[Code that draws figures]
-.-.-
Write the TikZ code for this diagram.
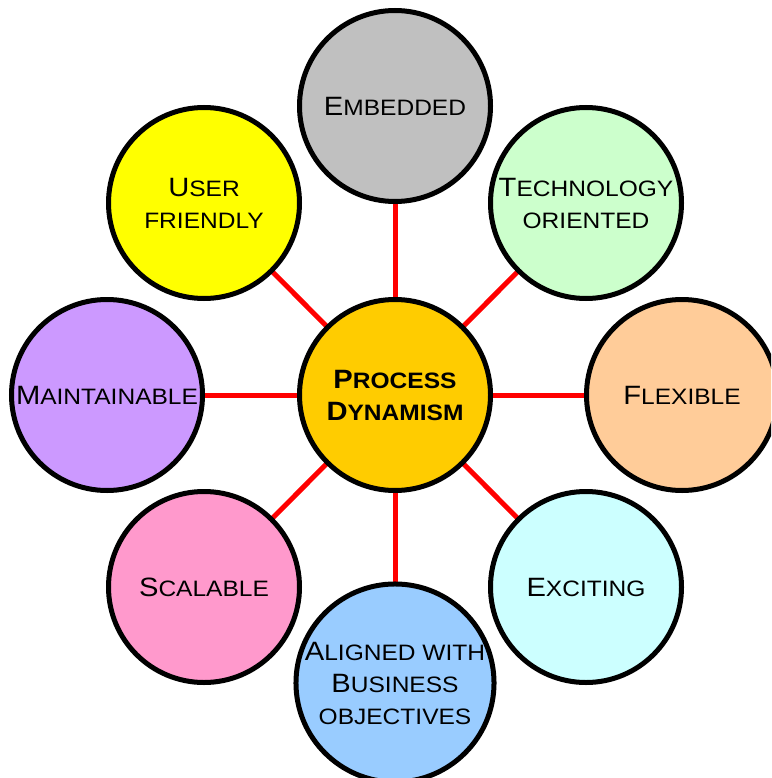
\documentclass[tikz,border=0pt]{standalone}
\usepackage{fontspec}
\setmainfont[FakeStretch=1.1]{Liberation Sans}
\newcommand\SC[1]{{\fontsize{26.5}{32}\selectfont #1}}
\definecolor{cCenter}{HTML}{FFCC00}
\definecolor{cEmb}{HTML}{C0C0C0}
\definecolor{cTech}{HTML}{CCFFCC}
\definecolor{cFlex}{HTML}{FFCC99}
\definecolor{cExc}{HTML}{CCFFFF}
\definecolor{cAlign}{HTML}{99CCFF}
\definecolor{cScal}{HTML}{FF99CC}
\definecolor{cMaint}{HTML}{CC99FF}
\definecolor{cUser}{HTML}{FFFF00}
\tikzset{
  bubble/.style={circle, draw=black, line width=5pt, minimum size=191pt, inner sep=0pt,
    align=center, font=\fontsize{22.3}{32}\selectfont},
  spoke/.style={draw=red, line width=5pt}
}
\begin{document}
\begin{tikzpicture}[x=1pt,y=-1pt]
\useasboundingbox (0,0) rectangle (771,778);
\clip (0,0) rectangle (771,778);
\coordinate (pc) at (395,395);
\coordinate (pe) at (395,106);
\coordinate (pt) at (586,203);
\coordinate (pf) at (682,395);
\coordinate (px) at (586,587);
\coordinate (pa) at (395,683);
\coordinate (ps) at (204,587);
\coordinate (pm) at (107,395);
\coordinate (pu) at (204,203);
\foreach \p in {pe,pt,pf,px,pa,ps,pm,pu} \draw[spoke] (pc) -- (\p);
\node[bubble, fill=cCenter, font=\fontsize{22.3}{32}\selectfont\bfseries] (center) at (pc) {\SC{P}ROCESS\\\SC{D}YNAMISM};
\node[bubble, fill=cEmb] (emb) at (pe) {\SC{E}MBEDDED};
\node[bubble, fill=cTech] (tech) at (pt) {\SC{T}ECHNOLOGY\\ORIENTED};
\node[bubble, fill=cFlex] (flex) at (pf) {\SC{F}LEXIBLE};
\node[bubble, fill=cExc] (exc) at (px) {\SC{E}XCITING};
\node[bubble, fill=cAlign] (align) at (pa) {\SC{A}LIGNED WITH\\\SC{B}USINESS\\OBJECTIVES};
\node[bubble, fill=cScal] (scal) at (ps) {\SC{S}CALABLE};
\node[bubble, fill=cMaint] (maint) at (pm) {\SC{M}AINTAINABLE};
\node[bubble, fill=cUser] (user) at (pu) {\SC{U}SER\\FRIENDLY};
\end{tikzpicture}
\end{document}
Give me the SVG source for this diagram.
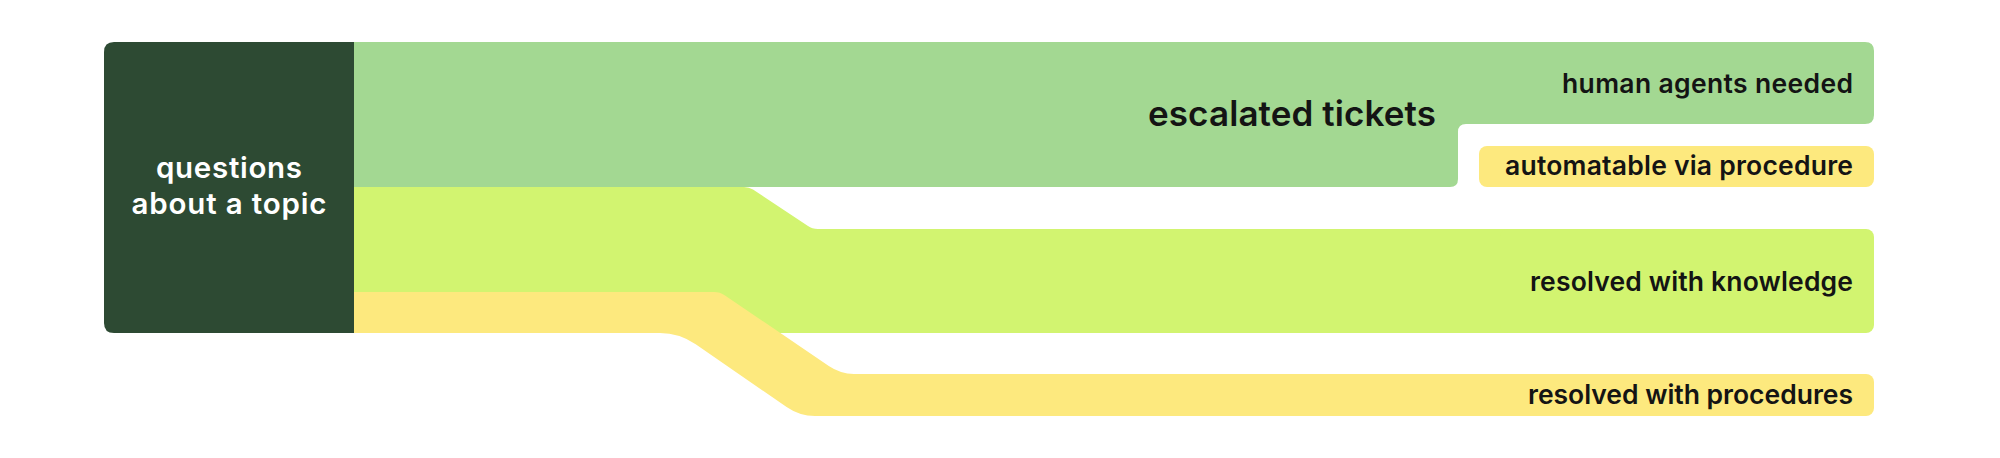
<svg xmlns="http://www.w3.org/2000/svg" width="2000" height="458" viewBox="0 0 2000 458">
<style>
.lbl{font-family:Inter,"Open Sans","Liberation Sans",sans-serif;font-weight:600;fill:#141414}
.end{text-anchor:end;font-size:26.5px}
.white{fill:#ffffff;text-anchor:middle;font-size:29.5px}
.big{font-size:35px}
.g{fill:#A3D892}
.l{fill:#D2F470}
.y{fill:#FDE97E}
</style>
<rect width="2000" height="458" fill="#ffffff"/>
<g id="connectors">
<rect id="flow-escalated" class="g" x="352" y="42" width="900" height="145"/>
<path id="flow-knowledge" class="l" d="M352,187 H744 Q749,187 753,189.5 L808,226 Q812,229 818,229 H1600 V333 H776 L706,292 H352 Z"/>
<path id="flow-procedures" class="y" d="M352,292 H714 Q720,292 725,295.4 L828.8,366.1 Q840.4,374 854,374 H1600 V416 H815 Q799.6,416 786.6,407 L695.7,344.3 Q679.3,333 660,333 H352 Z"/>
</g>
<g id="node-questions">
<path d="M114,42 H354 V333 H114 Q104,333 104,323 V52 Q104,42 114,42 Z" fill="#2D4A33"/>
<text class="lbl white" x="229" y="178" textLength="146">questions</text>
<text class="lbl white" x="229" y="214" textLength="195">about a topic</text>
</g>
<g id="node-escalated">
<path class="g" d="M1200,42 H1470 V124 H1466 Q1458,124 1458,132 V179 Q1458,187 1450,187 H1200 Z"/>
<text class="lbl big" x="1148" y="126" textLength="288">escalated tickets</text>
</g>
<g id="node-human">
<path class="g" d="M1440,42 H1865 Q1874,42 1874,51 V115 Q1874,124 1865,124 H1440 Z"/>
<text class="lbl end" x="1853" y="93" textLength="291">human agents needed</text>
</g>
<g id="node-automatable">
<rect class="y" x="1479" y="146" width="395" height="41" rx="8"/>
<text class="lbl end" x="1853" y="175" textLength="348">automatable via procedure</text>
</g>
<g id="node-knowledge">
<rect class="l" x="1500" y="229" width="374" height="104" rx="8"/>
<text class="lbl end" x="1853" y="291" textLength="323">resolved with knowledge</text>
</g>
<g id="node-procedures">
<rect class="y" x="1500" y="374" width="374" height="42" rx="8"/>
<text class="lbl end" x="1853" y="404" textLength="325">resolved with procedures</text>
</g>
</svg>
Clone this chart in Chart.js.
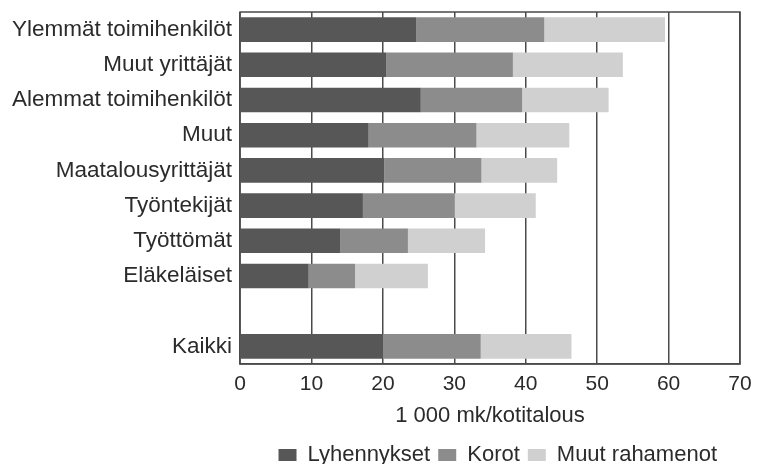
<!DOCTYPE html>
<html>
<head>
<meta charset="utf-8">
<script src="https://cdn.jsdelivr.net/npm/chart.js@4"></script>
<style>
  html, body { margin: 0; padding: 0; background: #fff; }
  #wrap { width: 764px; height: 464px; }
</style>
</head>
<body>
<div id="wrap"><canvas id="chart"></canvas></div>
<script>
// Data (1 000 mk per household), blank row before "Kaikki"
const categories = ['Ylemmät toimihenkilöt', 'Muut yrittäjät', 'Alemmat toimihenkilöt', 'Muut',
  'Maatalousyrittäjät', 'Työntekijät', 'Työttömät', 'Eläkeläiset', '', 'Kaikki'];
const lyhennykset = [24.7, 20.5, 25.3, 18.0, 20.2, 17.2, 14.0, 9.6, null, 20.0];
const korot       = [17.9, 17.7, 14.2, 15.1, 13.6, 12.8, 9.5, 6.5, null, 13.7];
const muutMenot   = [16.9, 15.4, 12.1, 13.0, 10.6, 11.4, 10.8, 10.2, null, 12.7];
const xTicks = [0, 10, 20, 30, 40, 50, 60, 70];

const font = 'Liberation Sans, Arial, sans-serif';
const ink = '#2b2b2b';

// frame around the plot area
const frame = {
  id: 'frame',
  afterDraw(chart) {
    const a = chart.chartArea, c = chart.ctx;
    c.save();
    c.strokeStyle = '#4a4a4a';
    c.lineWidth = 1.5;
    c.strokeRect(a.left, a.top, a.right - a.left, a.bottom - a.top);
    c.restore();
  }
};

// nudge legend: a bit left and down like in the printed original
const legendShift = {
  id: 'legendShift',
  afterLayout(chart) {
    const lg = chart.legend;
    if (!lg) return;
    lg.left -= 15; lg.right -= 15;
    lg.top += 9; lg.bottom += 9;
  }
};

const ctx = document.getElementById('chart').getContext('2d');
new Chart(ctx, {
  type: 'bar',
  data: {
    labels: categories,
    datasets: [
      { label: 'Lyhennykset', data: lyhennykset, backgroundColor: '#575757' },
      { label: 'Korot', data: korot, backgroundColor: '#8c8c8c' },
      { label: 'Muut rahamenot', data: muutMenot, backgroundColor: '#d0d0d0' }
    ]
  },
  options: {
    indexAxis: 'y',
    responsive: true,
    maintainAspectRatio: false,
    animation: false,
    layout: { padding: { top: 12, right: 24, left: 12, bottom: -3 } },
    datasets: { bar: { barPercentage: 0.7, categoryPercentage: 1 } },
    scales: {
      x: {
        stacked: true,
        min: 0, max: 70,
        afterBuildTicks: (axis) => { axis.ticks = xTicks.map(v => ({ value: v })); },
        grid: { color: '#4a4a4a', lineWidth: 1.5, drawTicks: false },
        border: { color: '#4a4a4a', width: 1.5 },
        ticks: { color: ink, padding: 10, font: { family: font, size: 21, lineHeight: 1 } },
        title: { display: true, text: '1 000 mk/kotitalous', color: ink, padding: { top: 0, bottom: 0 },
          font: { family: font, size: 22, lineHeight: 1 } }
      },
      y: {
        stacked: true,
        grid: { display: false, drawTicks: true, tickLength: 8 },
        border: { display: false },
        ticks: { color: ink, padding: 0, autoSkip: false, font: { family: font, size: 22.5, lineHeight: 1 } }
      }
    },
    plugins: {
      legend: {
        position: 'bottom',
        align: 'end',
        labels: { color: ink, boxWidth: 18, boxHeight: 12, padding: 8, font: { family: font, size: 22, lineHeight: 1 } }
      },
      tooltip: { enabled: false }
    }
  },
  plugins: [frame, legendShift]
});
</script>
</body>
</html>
-.-.-
• _THE EXERCISE_: Go through the records above, find every line with the word "diagram", and list those lines.

• _THE RESULT_:
Write the TikZ code for this diagram.
Give me the SVG source for this diagram.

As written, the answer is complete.